Savunma Sanayi Müsteşar Yardımcısı Dr. Celal Sami Tüfekçi de 2017-2020 dönemi için hazırladıkları stratejik planda 4 alan belirlediklerini ifade ederek, “Planda modernizasyon projelerinde hız, kalite ve maliyet etkinliğinin önemini vurguladık. Bu neden önemli? Çünkü anında ihtiyacımız var. Savaş ihtimali her zaman var ve vakit kaybedecek lüksümüz yok” dedi. Savunma sanayisinde yedek parça üretiminin önemine işaret eden Tüfekçi, “TSK’nın ihtiyacı olan bazı yedek parçaların alımında zorluk yaşıyoruz ama Türk sanayicisi bunları rahatlıkla üretebilir. Bunun için destek mekanizmaları hazırlıyoruz” diye konuştu.

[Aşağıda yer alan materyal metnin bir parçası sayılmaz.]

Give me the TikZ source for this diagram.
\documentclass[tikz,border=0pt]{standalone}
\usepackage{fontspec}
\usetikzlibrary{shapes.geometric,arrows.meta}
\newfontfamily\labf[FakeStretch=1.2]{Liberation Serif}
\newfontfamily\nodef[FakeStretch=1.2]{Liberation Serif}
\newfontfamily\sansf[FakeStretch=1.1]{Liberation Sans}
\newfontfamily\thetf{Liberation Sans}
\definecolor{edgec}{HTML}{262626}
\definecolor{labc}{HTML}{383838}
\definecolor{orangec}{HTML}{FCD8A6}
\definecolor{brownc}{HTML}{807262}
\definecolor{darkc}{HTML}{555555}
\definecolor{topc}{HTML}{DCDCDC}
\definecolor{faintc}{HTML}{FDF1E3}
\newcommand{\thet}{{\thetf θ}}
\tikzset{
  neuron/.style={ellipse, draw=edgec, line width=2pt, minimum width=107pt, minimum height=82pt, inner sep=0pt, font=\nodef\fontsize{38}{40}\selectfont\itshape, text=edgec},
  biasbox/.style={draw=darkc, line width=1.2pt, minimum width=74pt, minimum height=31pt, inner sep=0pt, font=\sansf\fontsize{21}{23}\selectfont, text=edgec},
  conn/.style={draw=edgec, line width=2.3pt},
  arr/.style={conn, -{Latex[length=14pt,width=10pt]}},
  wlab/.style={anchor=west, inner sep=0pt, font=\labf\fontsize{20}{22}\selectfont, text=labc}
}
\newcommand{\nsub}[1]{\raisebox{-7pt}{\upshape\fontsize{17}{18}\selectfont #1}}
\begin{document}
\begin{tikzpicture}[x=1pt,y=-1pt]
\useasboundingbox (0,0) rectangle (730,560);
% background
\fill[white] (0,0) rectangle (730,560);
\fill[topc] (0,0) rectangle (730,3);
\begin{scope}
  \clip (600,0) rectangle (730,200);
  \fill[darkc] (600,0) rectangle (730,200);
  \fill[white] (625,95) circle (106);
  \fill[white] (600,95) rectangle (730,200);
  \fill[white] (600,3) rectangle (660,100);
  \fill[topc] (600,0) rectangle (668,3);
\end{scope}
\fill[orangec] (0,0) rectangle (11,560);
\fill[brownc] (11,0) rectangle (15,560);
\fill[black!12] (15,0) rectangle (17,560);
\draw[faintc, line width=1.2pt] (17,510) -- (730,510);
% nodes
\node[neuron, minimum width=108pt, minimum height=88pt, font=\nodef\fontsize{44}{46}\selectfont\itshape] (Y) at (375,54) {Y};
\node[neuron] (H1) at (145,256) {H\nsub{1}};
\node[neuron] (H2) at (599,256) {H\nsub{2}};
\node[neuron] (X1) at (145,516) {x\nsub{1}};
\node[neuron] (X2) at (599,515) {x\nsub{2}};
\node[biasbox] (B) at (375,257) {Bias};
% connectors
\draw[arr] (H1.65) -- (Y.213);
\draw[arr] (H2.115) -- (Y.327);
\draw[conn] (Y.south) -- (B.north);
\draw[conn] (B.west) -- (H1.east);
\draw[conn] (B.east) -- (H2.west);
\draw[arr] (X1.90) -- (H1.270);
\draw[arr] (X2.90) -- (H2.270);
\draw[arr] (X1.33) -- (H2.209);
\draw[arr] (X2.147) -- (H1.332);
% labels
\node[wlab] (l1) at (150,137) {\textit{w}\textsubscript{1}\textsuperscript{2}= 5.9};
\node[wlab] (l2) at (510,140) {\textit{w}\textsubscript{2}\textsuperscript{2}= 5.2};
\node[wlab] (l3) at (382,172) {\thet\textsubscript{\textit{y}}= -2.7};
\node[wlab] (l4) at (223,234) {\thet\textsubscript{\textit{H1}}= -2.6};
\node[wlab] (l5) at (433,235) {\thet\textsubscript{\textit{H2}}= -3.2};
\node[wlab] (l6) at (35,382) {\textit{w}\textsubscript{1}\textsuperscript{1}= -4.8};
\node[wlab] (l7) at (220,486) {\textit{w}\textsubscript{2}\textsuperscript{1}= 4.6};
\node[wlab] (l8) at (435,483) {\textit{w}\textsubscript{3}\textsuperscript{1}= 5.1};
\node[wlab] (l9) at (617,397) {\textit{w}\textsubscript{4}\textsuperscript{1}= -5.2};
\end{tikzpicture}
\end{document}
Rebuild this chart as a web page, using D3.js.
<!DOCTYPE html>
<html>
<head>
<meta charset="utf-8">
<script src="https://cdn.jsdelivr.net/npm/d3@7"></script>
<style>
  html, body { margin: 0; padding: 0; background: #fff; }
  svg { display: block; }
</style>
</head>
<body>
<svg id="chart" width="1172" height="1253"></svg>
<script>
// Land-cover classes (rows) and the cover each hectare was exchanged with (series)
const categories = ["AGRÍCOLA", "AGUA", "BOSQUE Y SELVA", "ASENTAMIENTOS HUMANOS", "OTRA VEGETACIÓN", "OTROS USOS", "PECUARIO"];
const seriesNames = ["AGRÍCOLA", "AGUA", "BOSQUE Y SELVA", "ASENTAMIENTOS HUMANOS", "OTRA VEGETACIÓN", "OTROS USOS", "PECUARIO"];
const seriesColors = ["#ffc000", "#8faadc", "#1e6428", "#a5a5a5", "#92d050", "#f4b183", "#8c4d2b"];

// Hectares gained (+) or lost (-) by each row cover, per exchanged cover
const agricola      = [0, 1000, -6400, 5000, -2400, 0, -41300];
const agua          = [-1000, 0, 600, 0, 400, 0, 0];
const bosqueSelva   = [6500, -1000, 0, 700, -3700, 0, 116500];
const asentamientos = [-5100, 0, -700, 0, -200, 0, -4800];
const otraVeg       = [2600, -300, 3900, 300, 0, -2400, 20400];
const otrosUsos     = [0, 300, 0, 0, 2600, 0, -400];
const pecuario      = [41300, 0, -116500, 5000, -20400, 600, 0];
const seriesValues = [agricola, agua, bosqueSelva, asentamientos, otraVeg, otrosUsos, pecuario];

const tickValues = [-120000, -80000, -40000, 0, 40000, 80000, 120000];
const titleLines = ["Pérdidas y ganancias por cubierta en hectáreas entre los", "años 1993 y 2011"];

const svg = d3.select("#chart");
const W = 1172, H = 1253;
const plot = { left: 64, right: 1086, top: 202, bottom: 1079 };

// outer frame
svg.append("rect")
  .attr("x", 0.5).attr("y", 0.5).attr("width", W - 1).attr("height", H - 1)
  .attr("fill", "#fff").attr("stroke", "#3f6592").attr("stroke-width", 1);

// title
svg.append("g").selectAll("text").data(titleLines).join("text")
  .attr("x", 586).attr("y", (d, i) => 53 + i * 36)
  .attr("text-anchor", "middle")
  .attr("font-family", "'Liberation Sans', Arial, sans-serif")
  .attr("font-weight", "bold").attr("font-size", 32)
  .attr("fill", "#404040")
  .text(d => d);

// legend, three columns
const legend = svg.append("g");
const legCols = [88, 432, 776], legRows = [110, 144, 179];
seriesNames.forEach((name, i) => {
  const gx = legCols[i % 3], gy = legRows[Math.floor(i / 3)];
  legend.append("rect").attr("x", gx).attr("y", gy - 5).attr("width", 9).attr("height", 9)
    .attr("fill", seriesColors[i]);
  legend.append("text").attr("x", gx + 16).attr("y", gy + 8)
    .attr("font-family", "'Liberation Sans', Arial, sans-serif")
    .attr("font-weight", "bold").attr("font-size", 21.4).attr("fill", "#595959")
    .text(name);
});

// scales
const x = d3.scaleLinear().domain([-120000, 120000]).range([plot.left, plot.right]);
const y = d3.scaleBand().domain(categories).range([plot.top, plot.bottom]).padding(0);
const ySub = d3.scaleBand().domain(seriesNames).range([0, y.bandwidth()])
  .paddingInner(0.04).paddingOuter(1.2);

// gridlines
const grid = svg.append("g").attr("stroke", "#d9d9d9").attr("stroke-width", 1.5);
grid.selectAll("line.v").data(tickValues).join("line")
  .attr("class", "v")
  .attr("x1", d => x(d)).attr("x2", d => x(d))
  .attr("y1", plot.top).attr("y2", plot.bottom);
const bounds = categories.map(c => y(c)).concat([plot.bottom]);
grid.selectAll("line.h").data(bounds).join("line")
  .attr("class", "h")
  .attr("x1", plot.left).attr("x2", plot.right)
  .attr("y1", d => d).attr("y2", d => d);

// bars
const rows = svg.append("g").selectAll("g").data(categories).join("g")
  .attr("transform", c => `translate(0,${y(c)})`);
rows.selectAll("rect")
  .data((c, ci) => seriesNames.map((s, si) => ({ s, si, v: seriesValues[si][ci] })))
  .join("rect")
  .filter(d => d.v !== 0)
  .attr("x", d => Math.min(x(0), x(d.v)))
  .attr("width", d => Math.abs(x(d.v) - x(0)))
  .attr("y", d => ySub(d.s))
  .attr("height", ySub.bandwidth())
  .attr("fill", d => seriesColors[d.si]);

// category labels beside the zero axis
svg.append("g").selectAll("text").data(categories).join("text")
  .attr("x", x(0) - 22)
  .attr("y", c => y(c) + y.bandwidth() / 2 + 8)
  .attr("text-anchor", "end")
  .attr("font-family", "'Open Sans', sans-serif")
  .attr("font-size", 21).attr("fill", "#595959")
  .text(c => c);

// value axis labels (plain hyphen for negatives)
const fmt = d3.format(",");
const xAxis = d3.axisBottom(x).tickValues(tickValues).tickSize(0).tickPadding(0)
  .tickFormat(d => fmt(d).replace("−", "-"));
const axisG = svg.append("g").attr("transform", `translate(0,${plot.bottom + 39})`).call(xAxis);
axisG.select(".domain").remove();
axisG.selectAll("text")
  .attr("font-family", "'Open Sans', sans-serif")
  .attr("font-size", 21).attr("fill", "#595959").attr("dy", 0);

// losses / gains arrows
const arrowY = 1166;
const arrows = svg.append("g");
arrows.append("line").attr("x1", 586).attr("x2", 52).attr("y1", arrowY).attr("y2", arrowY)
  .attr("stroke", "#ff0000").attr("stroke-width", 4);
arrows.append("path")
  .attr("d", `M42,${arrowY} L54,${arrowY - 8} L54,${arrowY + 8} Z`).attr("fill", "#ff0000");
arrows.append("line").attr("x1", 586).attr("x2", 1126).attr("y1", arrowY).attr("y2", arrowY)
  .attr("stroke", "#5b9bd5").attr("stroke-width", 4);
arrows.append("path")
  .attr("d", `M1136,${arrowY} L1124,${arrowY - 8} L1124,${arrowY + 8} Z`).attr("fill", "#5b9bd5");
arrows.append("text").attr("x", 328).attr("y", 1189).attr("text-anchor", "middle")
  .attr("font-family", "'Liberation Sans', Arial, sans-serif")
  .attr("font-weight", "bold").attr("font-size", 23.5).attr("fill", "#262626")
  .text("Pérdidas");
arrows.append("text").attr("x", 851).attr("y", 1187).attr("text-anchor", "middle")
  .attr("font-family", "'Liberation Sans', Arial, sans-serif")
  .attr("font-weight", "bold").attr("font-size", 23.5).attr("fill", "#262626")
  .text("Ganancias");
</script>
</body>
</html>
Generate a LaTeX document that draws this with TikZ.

Johnson: “Türkiye’de savunma sanayi üretimi güvenilir”
Zirvede Amerikan Uzay ve Havacılık Endüstrileri Derneğinde (AIA) Başkan Yardımcısı olarak uzun yıllar görev yapan ve bir dönem ABD Senatosunun Dış İlişkiler Komitesinde Baş Ekonomist olarak çalışan Teal Group Yönetici Direktörü Joel L. Johnson da Savunma Sanayiinde Gelecek Trendleri konulu konferansında ezber bozan yıkıcı teknolojilerden bahsetti. Johnson, “Gelecek 10 yılda İHA pazarı daha da büyüyecek. Sadece havada değil karada ve denizde de İHA göreceğiz. En büyük sorun makul bir fiyata İHA bulamamak. Uygun fiyatlı emtia fiyatlarına ihtiyaç var. Yine yapay zeka konusunda endişeler var. Eğitimleri nasıl olacak? Öldürücü sistemleri kullanırken, karar alma aşamasında ne kadar ileri gidilecek?” dedi. Türkiye’nin de kendi içinde çok fazla pazar fırsatı barındırdığına da dikkat çeken Johnson, “Türkiye’de savunma sanayi üretiminin yüzde 80’i çözüm ürünleri ve çok güvenilir sistemler. Orta Asya ülkelerine kıyasla Batı Avrupa ve ABD için önemli bir ülkesiniz. Türklerle ilgili çok olumlu bakış açıları söz konusu” dedi.
Okyay: “Rolls Royce ile 5. nesil savaş uçağı motoru geliştireceğiz”
Zirvedeki Savunma Sanayiinde Yerli ve Milli Üretim Arayışları panelinde konuşan Kale Grubu Başkan Yardımcısı Osman Okyay ise “1990’lı yıllardan itibaren Türkiye’nin ilk çok namlulu roket ve füze fırlatıcı platformlarını geliştirdik. F35 uçakları üzerinde 400’den fazla parçamız bulunmakta. Boeing firmasının direkt alt yapımcısı olarak yüzlerce parçasını üretiyoruz. Makina Kimya Endüstrisi ile milli piyade tüfeği projesinde seri üretime başladık. Türkiye’nin en önemli havacılık ve sanayi projesi olan TFX milli savaş uçağının motorunu geliştirme hedefi ile Rolls Royce ile ortak bir şirket kurduk. Projenin gerçekleşmesi ve bize görev verilmesi halinde 400’e yakın Türk mühendisin görev alacağı, Türkiye’de üretilip ihraç edilecek olan 5. nesil savaş uçağı motoru geliştirilecek” dedi.
Sabah Gazetesi Ekonomi Müdürü Şeref Oğuz da “Türkiye bölgesel barış konusunda baş aktör. Ancak savaşa karşı olmanız bir şey ifade etmiyor. Namlunun neresinde olduğunuz önemli. Bir uçakta motoru nereye, ne zaman koyacağıma başkası karar veriyorsa, yerlilik kavramından söz edemeyiz. Ürettiğimiz silahı kendi savunmamızda tam olarak kullanmamız gerekli. Savunma sanayinde sorunumuz akıllanmaya başlayan silahlardan daha geç akıllanmamız. Savunmada milli duruş önemli. Türkiye’nin Orta ve uzun vadeli Savunma Sanayi Stratejisine ihtiyacı var. İSO’nun bu etkinliği, savunma sektöründe uzaya roket göndermek kadar hayati başlangıç” dedi.